Constitution and Consensus
The Boston Review is running an essay by William Hogeland on the challenges (or lack thereof) of public history. It’s framed around a visit to the National Constitution Center in Philadelphia, an independent museum within Independence National Historic Park (i.e., the National Park Service isn’t getting the resources to create modern museums, even about something as crucial to the federal government as the Constitution, so the private and non-profit sector has stepped in).
Bill situates this museum in a long tradition of public commemoration:
From the Parthenon to Trafalgar Square, from the bronze Andrew Jackson of New Orleans to the gilded General Sherman of New York, from Arthurian legend to Serbian epic, history geared for a whole people usually celebrates founding moments, famous victories, hair’s-breadth escapes, tragic losses. It does not always promote fascism. It does tend, almost by definition, to rally nationalism. Thought and nuanced feeling get stifled by a thrill.It’s notable that four of the six monumental examples in that opening are from societies or struggles that we associate with the rise of democratic republic: ancient Athens, the defeat of Napoleon, Andrew Jackson, William T. Sherman as liberator. There are, as Hogeland notes, many more monuments for dictators and monarchs, and dictatorial systems.

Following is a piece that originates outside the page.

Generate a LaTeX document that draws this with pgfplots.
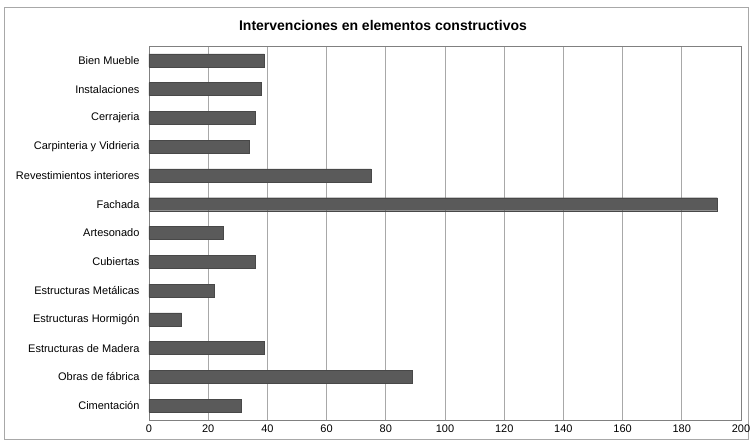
\documentclass[border=0pt]{standalone}
\usepackage{pgfplots}
\pgfplotsset{compat=1.18}
\usepackage{fontspec}
\setmainfont{Liberation Sans}
\definecolor{barfill}{HTML}{5A5A5A}
\definecolor{gridc}{HTML}{A8A8A8}
\definecolor{axisc}{HTML}{808080}
\begin{document}
\begin{tikzpicture}[x=1pt,y=1pt]
\useasboundingbox (-149,-23) rectangle (603,420);
\draw[gridc, line width=1pt] (-144,-20) rectangle (599,412);
\node[font=\fontsize{14}{16}\selectfont\bfseries] at (234,394) {Intervenciones en elementos constructivos};
\begin{axis}[
    at={(0,0)}, anchor=south west,
    scale only axis,
    width=592pt, height=374pt,
    xbar,
    bar width=13pt,
    xmin=0, xmax=200,
    ymin=-0.5, ymax=12.5,
    xtick={0,20,...,200},
    ytick={0,...,12},
    yticklabels={Cimentación\hspace{4pt},Obras de fábrica,Estructuras de Madera,Estructuras Hormigón\hspace{4pt},Estructuras Metálicas,Cubiertas,Artesonado,Fachada,Revestimientos interiores,Carpinteria y Vidrieria,Cerrajeria,Instalaciones,Bien Mueble},
    major tick length=0pt,
    xmajorgrids=true,
    grid style={gridc, line width=0.9pt},
    axis line style={axisc, line width=0.9pt},
    tick label style={font=\fontsize{11}{13}\selectfont},
    /pgf/number format/assume math mode=true,
    yticklabel style={xshift=-6pt},
    xticklabel style={yshift=-1pt},
]
\addplot[fill=barfill, draw=barfill!80!black] coordinates {
    (31,0)
    (89,1)
    (39,2)
    (11,3)
    (22,4)
    (36,5)
    (25,6)
    (192,7)
    (75,8)
    (34,9)
    (36,10)
    (38,11)
    (39,12)
};
\end{axis}
\end{tikzpicture}
\end{document}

In a real democratic republic, where the whole people is supposed to be required to think, a different kind of public history is needed—lively and accessible, yet able to inspire without falsifying and to encourage consideration along with awe.
Those narratives encapsulate for the general public what scholars know as a “consensus” reading of American history (though many reject the category as simplistic). The term has various meanings and shadings, but refers generally, as its name suggests, to shared American values, transcending political divides and social conflicts and making us, for all our differences, one nation. Breathlessness about the Constitution is a fairly crude manifestation of the consensus approach, which involves more than simple admiration. It has been supported by many of our more sophisticated historians, who argue that the Constitution put into legal operation essentially American commitments and attitudes, which, despite flaws and setbacks, tend to endow more and more people with freedom and equality.Indeed. Nor is a presidential campaign the right enterprise to open up a debate on those questions. That would be like an N.F.L. team asking whether participatory or spectator sports are better for society, and starting that debate during a game.

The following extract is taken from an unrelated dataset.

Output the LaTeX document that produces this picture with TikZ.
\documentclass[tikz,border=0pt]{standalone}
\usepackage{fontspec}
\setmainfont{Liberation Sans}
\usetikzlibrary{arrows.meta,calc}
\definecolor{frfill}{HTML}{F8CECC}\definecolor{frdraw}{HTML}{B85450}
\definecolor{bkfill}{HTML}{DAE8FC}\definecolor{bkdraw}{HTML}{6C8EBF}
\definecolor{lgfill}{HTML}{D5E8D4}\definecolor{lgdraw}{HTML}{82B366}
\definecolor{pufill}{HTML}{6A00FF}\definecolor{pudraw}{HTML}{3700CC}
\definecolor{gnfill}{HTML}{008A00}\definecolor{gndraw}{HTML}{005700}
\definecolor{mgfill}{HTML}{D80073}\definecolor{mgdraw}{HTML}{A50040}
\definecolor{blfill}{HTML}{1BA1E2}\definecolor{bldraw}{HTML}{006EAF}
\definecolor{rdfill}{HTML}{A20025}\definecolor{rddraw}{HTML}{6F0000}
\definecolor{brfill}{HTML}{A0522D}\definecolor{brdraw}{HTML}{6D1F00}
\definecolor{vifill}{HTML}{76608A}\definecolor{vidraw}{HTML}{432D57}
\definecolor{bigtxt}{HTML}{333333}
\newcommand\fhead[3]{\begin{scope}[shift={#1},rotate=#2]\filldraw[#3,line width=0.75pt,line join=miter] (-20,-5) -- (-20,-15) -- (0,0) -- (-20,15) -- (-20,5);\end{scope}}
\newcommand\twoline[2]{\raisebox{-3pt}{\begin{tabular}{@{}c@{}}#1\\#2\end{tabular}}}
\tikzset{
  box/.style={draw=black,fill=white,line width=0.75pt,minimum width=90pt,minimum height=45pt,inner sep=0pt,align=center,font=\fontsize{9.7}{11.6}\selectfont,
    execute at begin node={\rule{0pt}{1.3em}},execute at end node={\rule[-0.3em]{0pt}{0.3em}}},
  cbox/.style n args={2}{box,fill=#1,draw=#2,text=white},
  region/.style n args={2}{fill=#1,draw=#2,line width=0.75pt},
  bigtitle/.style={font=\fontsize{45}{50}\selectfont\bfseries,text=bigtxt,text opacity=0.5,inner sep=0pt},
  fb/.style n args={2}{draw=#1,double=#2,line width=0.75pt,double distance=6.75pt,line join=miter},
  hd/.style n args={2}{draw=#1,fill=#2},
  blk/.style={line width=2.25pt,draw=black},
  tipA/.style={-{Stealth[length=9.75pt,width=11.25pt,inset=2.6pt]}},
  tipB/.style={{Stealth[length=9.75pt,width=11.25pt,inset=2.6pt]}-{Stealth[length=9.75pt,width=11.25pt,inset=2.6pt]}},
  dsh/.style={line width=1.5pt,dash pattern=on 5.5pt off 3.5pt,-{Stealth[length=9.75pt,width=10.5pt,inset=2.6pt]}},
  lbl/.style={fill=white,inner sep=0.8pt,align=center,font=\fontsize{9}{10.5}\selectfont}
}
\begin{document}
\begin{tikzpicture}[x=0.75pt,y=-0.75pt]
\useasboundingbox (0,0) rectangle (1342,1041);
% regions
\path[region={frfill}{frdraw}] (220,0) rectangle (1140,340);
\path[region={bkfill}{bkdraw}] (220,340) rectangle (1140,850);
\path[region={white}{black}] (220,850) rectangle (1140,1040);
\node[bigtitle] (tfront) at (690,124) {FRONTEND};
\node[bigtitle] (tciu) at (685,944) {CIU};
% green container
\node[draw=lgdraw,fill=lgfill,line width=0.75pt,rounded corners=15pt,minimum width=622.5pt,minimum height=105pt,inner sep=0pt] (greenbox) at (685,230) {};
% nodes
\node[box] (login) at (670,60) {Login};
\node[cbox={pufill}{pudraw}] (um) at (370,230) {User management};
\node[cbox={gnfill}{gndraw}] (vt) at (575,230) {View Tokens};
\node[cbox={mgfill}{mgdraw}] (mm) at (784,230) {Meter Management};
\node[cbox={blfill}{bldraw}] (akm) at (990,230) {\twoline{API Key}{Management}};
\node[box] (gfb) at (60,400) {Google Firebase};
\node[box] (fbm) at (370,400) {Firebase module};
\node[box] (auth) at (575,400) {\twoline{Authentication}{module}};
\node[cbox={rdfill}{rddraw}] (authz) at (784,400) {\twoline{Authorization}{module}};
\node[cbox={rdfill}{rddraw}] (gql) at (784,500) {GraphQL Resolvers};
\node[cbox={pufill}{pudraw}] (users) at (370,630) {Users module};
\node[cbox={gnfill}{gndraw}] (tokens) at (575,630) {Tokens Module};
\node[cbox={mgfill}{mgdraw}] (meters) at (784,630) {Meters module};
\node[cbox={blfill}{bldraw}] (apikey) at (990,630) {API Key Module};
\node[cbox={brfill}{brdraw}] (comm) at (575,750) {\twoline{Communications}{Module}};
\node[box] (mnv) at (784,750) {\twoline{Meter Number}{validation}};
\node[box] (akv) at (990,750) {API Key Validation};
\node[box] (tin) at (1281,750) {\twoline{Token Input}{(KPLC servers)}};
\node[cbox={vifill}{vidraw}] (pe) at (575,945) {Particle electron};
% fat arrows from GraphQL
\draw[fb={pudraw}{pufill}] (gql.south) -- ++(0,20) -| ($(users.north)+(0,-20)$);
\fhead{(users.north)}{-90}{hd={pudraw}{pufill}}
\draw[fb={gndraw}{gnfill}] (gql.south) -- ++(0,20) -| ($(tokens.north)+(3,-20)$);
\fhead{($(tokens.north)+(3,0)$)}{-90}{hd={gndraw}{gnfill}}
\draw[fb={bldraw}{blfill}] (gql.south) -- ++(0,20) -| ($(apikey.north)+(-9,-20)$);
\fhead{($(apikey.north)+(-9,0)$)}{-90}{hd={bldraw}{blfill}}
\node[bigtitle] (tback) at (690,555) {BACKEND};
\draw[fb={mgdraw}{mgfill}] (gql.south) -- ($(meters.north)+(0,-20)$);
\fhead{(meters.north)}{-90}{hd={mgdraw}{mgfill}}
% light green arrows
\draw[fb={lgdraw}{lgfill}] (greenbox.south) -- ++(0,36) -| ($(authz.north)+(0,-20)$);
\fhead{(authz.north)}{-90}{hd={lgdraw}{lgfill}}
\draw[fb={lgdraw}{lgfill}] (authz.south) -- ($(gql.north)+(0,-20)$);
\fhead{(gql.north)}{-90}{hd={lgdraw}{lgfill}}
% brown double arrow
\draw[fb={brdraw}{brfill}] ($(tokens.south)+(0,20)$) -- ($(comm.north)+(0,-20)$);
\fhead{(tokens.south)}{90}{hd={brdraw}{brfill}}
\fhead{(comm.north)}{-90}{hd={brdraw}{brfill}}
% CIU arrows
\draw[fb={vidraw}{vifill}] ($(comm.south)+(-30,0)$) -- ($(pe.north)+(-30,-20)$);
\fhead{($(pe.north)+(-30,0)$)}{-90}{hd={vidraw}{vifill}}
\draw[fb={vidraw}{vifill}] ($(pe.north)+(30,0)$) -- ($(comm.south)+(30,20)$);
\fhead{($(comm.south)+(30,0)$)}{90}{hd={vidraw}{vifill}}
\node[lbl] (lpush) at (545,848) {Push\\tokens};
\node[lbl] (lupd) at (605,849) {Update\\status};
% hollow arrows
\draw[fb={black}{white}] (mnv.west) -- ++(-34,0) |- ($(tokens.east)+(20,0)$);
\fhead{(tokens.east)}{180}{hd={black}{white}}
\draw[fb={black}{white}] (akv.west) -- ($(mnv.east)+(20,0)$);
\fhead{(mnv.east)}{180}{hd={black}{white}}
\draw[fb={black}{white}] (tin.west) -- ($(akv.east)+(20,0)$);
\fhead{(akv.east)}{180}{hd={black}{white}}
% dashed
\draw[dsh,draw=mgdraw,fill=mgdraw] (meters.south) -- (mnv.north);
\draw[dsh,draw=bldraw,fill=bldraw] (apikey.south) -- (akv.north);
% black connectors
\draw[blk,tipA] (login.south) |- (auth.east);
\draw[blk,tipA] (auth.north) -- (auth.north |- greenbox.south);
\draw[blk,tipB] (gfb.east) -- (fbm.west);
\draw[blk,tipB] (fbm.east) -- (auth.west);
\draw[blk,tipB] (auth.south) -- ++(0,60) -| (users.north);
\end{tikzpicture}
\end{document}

Consensus history thus gives intellectual underpinning to an American liberalism that many self-described conservatives espouse as well. No serious presidential candidate, whatever he plans to do in office, questions the historical consensus, which is ultimately positive, ready-made for the sound bite, and by definition widely accepted.
You wouldn’t know it by listening to campaign speeches or by visiting the Constitution Center, but there is no agreement about consensus history or the democratic purpose of the Constitution. A hundred-year war rages in history circles over what was really going on at the founding when it comes to equality, liberty, and law, and how those relationships affected the writing and ratification of the Constitution we live by every day.I think it’s worth noting that museum exhibits in any field are rarely venues for such deep debates. Even when presenting conflicts and uncomfortable truths, they are by their nature the production of many minds trying to communicate to a broad range of visitors. The very nature of a public institution might require the result to reflect consensus thinking.

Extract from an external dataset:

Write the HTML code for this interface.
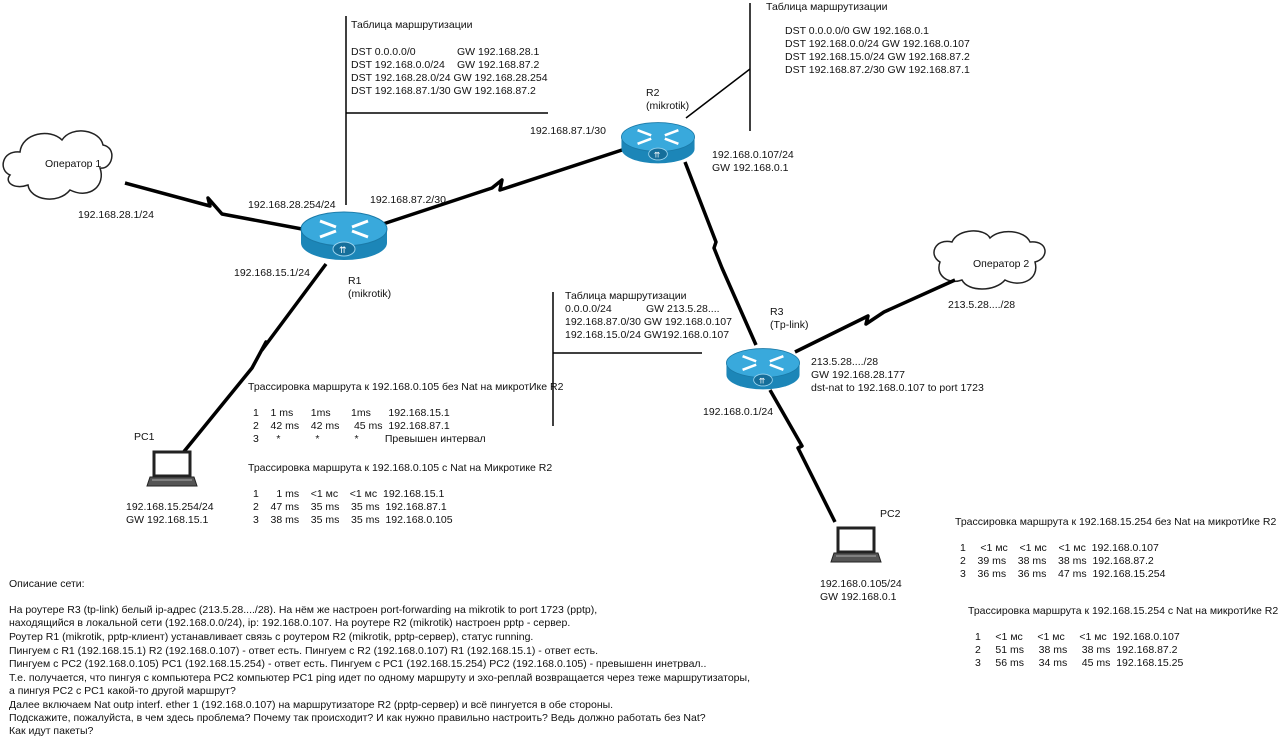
<!DOCTYPE html>
<html><head><meta charset="utf-8"><style>
html,body{margin:0;padding:0;background:#fff;}
svg{display:block;}
text{font-family:"Liberation Sans","DejaVu Sans",sans-serif;font-size:10.5px;fill:#111;}
</style></head><body>
<svg width="1280" height="736" viewBox="0 0 1280 736" xmlns="http://www.w3.org/2000/svg">
<defs>
<g id="router">
  <path d="M-43,0 L-43,14 A43,17 0 0 0 43,14 L43,0 Z" fill="#1c86b8"/>
  <ellipse cx="0" cy="0" rx="43" ry="17" fill="#39a9dc" stroke="#1a7aa8" stroke-width="1"/>
  <g stroke="#fff" stroke-width="3" fill="none">
    <line x1="-24" y1="-8" x2="-8" y2="-2"/><line x1="24" y1="8" x2="8" y2="2"/>
    <line x1="-24" y1="8" x2="-8" y2="2"/><line x1="24" y1="-8" x2="8" y2="-2"/>
  </g>
  <ellipse cx="0" cy="20" rx="11" ry="7" fill="#156e9a" stroke="#9cd4ee" stroke-width="1"/>
  <text x="-5" y="24" style="fill:#fff;font-size:9px">⇈</text>
</g>
<g id="laptop">
  <rect x="6" y="0" width="36" height="24" fill="#fff" stroke="#222" stroke-width="3"/>
  <path d="M2,25 L46,25 L49,34 L-1,34 Z" fill="#555" stroke="#222"/>
  <line x1="4" y1="28" x2="44" y2="28" stroke="#aaa"/>
</g>
</defs>

<path d="M10,175 C-2,170 2,150 20,152 C22,133 50,128 62,140 C72,125 100,130 103,145 C118,148 112,170 100,168 C106,185 90,200 70,190 C58,205 30,200 28,185 C14,190 4,182 10,175 Z" fill="#fff" stroke="#222" stroke-width="1.5"/>
<text x="45" y="167">Оператор 1</text>
<path d="M940,262 C928,255 935,238 952,242 C958,228 985,228 990,238 C1000,228 1025,230 1030,242 C1048,240 1050,258 1035,262 C1040,280 1020,288 1005,280 C995,292 968,292 962,280 C948,285 935,275 940,262 Z" fill="#fff" stroke="#222" stroke-width="1.5"/>
<text x="973" y="267">Оператор 2</text>

<g stroke="#000" stroke-width="3.5" fill="#000" stroke-linejoin="round">
<polyline fill="none" points="125,183 210,206 208,198 222,214 302,229"/>
<polyline fill="none" points="383,224 492,188 502,180 500,190 622,150"/>
<polyline fill="none" points="326,264 262,350 266,342 252,368 182,454"/>
<polyline fill="none" points="685,162 716,242 714,248 722,268 756,345"/>
<polyline fill="none" points="795,352 868,316 866,324 884,312 955,280"/>
<polyline fill="none" points="770,390 802,446 798,448 810,472 835,522"/>
</g>

<g stroke="#000" stroke-width="1.5">
<line x1="346" y1="16" x2="346" y2="205"/><line x1="346" y1="113" x2="548" y2="113"/>
<line x1="750" y1="3" x2="750" y2="131"/><line x1="686" y1="118" x2="750" y2="69"/>
<line x1="553" y1="292" x2="553" y2="426"/><line x1="553" y1="353" x2="702" y2="353"/>
</g>

<use href="#router" x="344" y="229"/>
<use href="#router" x="658" y="137" transform="translate(658 137) scale(0.85) translate(-658 -137)"/>
<use href="#router" x="763" y="363" transform="translate(763 363) scale(0.85) translate(-763 -363)"/>
<use href="#laptop" x="148" y="452"/>
<use href="#laptop" x="832" y="528"/>

<text x="351" y="28">Таблица маршрутизации</text>
<text x="351" y="55">DST 0.0.0.0/0</text><text x="457" y="55">GW  192.168.28.1</text>
<text x="351" y="68">DST 192.168.0.0/24</text><text x="457" y="68">GW  192.168.87.2</text>
<text x="351" y="81">DST 192.168.28.0/24 GW  192.168.28.254</text>
<text x="351" y="94">DST 192.168.87.1/30 GW  192.168.87.2</text>

<text x="530" y="134">192.168.87.1/30</text>
<text x="78" y="218">192.168.28.1/24</text>
<text x="248" y="208">192.168.28.254/24</text>
<text x="370" y="203">192.168.87.2/30</text>
<text x="234" y="276">192.168.15.1/24</text>
<text x="348" y="284">R1</text><text x="348" y="297">(mikrotik)</text>

<text x="646" y="96">R2</text><text x="646" y="109">(mikrotik)</text>
<text x="712" y="158">192.168.0.107/24</text><text x="712" y="171">GW 192.168.0.1</text>

<text x="766" y="10">Таблица маршрутизации</text>
<text x="785" y="34">DST 0.0.0.0/0 GW 192.168.0.1</text>
<text x="785" y="47">DST 192.168.0.0/24 GW 192.168.0.107</text>
<text x="785" y="60">DST 192.168.15.0/24 GW 192.168.87.2</text>
<text x="785" y="73">DST 192.168.87.2/30 GW 192.168.87.1</text>

<text x="565" y="299">Таблица маршрутизации</text>
<text x="565" y="312">0.0.0.0/24</text><text x="646" y="312">GW 213.5.28....</text>
<text x="565" y="325">192.168.87.0/30 GW 192.168.0.107</text>
<text x="565" y="338">192.168.15.0/24 GW192.168.0.107</text>

<text x="770" y="315">R3</text><text x="770" y="328">(Tp-link)</text>
<text x="948" y="308">213.5.28..../28</text>
<text x="811" y="365">213.5.28..../28</text>
<text x="811" y="378">GW 192.168.28.177</text>
<text x="811" y="391">dst-nat to 192.168.0.107 to port 1723</text>
<text x="703" y="415">192.168.0.1/24</text>

<text x="134" y="440">PC1</text>
<text x="126" y="510">192.168.15.254/24</text><text x="126" y="523">GW 192.168.15.1</text>
<text x="880" y="517">PC2</text>
<text x="820" y="587">192.168.0.105/24</text><text x="820" y="600">GW 192.168.0.1</text>

<text x="248" y="390">Трассировка маршрута к 192.168.0.105 без Nat на микротИке R2</text>
<text x="253" y="416" xml:space="preserve">1    1 ms      1ms       1ms      192.168.15.1</text>
<text x="253" y="429" xml:space="preserve">2    42 ms    42 ms     45 ms  192.168.87.1</text>
<text x="253" y="442" xml:space="preserve">3      *            *            *         Превышен интервал</text>
<text x="248" y="471">Трассировка маршрута к 192.168.0.105 с Nat на Микротике R2</text>
<text x="253" y="497" xml:space="preserve">1      1 ms    &lt;1 мс    &lt;1 мс  192.168.15.1</text>
<text x="253" y="510" xml:space="preserve">2    47 ms    35 ms    35 ms  192.168.87.1</text>
<text x="253" y="523" xml:space="preserve">3    38 ms    35 ms    35 ms  192.168.0.105</text>

<text x="955" y="525">Трассировка маршрута к 192.168.15.254 без Nat на микротИке R2</text>
<text x="960" y="551" xml:space="preserve">1     &lt;1 мс    &lt;1 мс    &lt;1 мс  192.168.0.107</text>
<text x="960" y="564" xml:space="preserve">2    39 ms    38 ms    38 ms  192.168.87.2</text>
<text x="960" y="577" xml:space="preserve">3    36 ms    36 ms    47 ms  192.168.15.254</text>
<text x="968" y="614">Трассировка маршрута к 192.168.15.254 с Nat на микротИке R2</text>
<text x="975" y="640" xml:space="preserve">1     &lt;1 мс     &lt;1 мс     &lt;1 мс  192.168.0.107</text>
<text x="975" y="653" xml:space="preserve">2     51 ms     38 ms     38 ms  192.168.87.2</text>
<text x="975" y="666" xml:space="preserve">3     56 ms     34 ms     45 ms  192.168.15.25</text>

<text x="9" y="587">Описание сети:</text>
<text x="9" y="613">На роутере R3 (tp-link) белый ip-адрес (213.5.28..../28). На нём же настроен port-forwarding на mikrotik to port 1723 (pptp),</text>
<text x="9" y="626">находящийся в локальной сети (192.168.0.0/24), ip: 192.168.0.107. На роутере R2 (mikrotik) настроен pptp - сервер.</text>
<text x="9" y="640">Роутер R1 (mikrotik, pptp-клиент) устанавливает связь с роутером R2 (mikrotik, pptp-сервер), статус running.</text>
<text x="9" y="654">Пингуем с R1 (192.168.15.1) R2 (192.168.0.107) - ответ есть. Пингуем с R2 (192.168.0.107) R1 (192.168.15.1) - ответ есть.</text>
<text x="9" y="667">Пингуем с PC2 (192.168.0.105) PC1 (192.168.15.254)  - ответ есть. Пингуем с PC1 (192.168.15.254) PC2 (192.168.0.105) - превышенн инетрвал..</text>
<text x="9" y="681">Т.е. получается, что пингуя с компьютера PC2 компьютер PC1 ping идет по одному маршруту и эхо-реплай возвращается через теже маршрутизаторы,</text>
<text x="9" y="694">а пингуя PC2 с PC1 какой-то другой маршрут?</text>
<text x="9" y="708">Далее включаем Nat outp interf. ether 1 (192.168.0.107) на маршрутизаторе R2 (pptp-сервер) и всё пингуется в обе стороны.</text>
<text x="9" y="721">Подскажите, пожалуйста, в чем здесь проблема? Почему так происходит? И как нужно правильно настроить? Ведь должно работать без Nat?</text>
<text x="9" y="734">Как идут пакеты?</text>
</svg>
</body></html>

Bill reports that his Boston Review essays on “political agendas in public history” will become Inventing American History, to be published by M.I.T. Press in April ’09.
2 comments:
As a long-time museum person, I think this is a perfect illustration of the role that can be played by brochures and booklets in museum. (Yes, this is an official, pedantic, museum-nerd comment.) The big visuals are what people like, are drawn to, and remember. But every gallery ought to have an unobtrusive rack on the wall where you can pick up a (free) two- or five- or ten-page leaflet that takes you deeper into the subject in an academic sense, with citations to professional work. When people go home, those are the things they should carry with them, along with their memories of the dramatic displays.
Thank you very much for drawing my attention to this article. Much food for thought in the related issue of presenting history to children in museums, classrooms, and books.